Destroying rooms in halls was standard Bullingdon behaviour

Smashing up rooms and restaurants was all fine, the logic went, because the Bullingdon Club paid their way. Except Boris, who got a reputation for not paying his way after failing to pay £125 towards the costs of one night.

The acts of vandalism were commonplace. A biography of Boris recalls one night where Boris took charge of destroying a new Bullingdon member's room with twelve others. Wearing tail-coats, they managed to break furniture, books, and a hi-fi in friend Radek Sikorski's room. "At the end of the proceedings, Boris is reputed to have shaken Sikorski’s hand and said: 'Congratulations, you’ve been elected'," Purnell writes.

Balliol students in 2015

When it came to the actual studying, he didn't work hard enough to get a first

Somebody who quotes Homer and name-checks Pericles at the first opportunity obviously picked up something from their Oxford Classics degree. But Boris set out to get a first and fell short.

“If you’re intelligent enough, you can rub along in philosophy on a couple of hours a week. Boris rubbed along on no hours a week, and it wasn’t quite good enough,” his old tutor told the FT.

In a great bit of foreshadowing by the writers of this weird series, Boris assumed he could get by on bluster and intelligence alone, but came unstuck as he simply hadn't done his homework.

Agonisingly, though, he was only a few marks off, and tutors say if he'd started pulling all-nighters in March instead of May, he might have made the grade.

He pretended not to be a Tory and bribed people with bottles of wine to get elected as Oxford Union president

For an ambitious young Tory, being President of the Oxford Union is the first step on your path to world domination.

Having tried and failed to get elected the year before – his opponent blasted him as a toff – Boris tried a different tactic in 1985.

Despite being a textbook Tory, young Johnson hid his conservative views and rebranded as left-wing. It was "Boris Mark Two". He went to leftie parties and looked beyond his typical circle of posho supporters for votes.

Boris even bribed people, dishing out bottles of red wine to an influential society, in what Purnell calls "a particularly brazen, even crass attempt to 'buy' their votes."

In an example of maybe taking things too seriously, Boris even enlisted a pollster to predict the vote. Frank Luntz, now an America political guru, managed to get it within one per cent of the actual result – which was a landslide for Boris.

Women 'threw themselves' at Boris once he was president

Hearing about Boris Johnson having strings of affairs is always baffling.
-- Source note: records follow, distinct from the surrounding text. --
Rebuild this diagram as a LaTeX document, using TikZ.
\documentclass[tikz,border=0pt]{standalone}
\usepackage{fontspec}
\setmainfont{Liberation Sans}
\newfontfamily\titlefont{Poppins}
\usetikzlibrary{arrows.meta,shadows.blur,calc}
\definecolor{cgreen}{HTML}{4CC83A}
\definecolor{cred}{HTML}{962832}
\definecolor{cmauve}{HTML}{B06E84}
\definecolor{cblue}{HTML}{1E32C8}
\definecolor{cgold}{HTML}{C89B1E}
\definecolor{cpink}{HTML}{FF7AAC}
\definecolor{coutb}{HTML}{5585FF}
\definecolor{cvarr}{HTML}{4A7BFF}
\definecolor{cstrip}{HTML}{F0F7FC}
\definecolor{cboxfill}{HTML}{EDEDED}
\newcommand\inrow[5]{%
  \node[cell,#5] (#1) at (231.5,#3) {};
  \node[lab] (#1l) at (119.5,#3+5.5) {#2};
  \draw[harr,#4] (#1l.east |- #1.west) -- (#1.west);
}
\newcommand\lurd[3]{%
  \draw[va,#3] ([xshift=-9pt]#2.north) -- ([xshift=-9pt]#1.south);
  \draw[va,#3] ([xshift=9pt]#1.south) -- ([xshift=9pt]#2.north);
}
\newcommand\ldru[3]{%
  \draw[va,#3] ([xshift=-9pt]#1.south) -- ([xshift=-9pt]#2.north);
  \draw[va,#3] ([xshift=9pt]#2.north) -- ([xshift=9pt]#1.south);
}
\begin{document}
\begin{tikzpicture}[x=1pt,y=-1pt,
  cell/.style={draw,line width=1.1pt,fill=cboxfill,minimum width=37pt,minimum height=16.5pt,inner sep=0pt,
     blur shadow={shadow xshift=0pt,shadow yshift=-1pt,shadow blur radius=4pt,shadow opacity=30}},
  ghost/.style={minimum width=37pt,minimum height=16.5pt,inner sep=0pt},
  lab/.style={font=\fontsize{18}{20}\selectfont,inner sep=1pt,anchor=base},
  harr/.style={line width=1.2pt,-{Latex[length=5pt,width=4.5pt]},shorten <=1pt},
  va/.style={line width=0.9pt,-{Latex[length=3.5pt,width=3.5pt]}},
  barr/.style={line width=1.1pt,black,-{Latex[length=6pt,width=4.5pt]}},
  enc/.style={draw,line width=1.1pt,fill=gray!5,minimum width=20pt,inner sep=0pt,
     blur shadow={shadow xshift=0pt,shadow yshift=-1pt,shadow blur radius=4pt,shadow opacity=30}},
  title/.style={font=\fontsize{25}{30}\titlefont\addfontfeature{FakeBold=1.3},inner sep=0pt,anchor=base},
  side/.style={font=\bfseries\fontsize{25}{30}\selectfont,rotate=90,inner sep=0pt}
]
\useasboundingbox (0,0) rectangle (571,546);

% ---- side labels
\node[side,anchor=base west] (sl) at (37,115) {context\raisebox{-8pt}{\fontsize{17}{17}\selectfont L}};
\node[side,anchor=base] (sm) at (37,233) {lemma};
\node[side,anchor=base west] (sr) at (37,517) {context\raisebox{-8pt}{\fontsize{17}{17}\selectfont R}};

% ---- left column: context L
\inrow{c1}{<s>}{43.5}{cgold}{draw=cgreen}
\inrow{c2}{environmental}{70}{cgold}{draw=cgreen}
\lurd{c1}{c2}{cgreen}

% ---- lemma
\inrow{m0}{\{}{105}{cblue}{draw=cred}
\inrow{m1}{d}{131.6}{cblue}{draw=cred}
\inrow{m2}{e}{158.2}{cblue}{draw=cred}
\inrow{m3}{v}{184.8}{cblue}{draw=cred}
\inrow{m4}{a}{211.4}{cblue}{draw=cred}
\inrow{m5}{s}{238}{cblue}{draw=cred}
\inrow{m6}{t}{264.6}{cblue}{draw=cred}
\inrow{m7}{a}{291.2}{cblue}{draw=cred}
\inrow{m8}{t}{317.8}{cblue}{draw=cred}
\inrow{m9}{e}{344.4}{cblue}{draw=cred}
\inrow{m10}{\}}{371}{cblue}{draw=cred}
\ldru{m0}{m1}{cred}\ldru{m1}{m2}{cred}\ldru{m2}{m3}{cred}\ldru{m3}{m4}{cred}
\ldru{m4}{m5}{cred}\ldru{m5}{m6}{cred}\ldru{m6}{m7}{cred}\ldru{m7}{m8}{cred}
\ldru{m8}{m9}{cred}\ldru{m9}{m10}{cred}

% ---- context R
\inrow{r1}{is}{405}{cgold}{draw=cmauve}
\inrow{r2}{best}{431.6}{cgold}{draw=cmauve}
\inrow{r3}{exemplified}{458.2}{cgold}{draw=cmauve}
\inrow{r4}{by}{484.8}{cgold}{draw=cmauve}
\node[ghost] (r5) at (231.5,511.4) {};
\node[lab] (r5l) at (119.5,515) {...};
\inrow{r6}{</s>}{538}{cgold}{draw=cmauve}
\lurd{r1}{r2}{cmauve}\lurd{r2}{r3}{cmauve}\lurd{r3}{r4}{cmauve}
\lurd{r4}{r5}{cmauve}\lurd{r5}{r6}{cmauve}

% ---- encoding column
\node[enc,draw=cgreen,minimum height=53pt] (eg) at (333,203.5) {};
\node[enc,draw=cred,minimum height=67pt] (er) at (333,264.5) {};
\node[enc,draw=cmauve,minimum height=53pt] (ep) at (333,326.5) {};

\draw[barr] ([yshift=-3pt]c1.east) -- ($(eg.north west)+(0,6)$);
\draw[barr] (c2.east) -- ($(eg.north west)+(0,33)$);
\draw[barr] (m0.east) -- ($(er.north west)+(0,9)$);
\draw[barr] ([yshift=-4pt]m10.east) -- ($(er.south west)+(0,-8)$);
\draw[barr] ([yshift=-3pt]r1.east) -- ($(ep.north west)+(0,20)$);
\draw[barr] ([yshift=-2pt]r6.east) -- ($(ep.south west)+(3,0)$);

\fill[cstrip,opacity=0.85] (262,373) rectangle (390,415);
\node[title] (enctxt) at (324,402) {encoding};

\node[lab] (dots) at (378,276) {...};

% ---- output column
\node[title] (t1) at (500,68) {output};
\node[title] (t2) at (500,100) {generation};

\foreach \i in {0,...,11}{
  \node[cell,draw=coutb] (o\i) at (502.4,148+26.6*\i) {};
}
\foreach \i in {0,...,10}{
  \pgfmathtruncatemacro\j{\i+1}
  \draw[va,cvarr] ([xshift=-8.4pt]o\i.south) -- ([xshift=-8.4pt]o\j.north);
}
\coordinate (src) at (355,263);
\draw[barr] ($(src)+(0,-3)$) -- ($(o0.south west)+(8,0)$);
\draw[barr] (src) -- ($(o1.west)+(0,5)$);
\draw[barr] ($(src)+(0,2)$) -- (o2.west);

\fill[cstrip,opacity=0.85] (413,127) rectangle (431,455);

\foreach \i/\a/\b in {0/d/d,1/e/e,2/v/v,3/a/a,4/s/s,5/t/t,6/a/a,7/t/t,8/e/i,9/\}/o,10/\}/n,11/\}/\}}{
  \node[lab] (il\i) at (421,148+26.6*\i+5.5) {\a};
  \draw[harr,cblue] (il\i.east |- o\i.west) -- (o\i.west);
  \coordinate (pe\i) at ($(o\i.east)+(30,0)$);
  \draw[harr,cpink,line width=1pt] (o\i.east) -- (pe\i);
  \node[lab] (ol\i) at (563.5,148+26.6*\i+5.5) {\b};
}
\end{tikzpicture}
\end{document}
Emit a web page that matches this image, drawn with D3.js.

Something doesn't stack up with the person you see on TV.

In Oxford, though, being in charge of the debating society apparently makes you a sex symbol. "Women threw themselves at Boris when he was president – it's one of the perks of the job," a former "associate" tells Purnell.

One friend recalls seeing him on the top of an open top bus with a case of champagne

Part of being in the Bullingdon Club was, obviously, flaunting your wealth and status. Boris, having all his Eton mates along for the Oxford ride, didn't find this too hard.

One friend tells Purnell about seeing Boris and a few friends on the top deck of an open top bus, holding cases of Bollinger champagne and shouting "Buller! Buller! Buller!"

Although sniffing coke wasn't his forte

Experimenting with drugs at uni is fashionable for politicians now, but Boris' tale of dabbling is less rock n' roll than most.

"What I do remember is once, it being suggested I try a substance that was alleged to be cocaine and I made an effort – I won’t deny – I made an effort to try and ingest this substance, or inhale it, rather – and I failed," he told The Guardian.

"Uh, it was a pitiably small amount anyway. It later appeared that it might not have been cocaine, but rather icing sugar."

In fact, he wasn't that into getting fucked up

For all the wildness going on around the place, Boris himself wasn't one for getting too lit.

He's previously called smoking weed at Oxford "jolly nice", but a friend who shared a joint with him tells a different story.

“It was clear that he had hardly ever smoked and certainly never more than a drag or two. He would never want to get stoned or in fact let it affect him at all,” they told his biographer.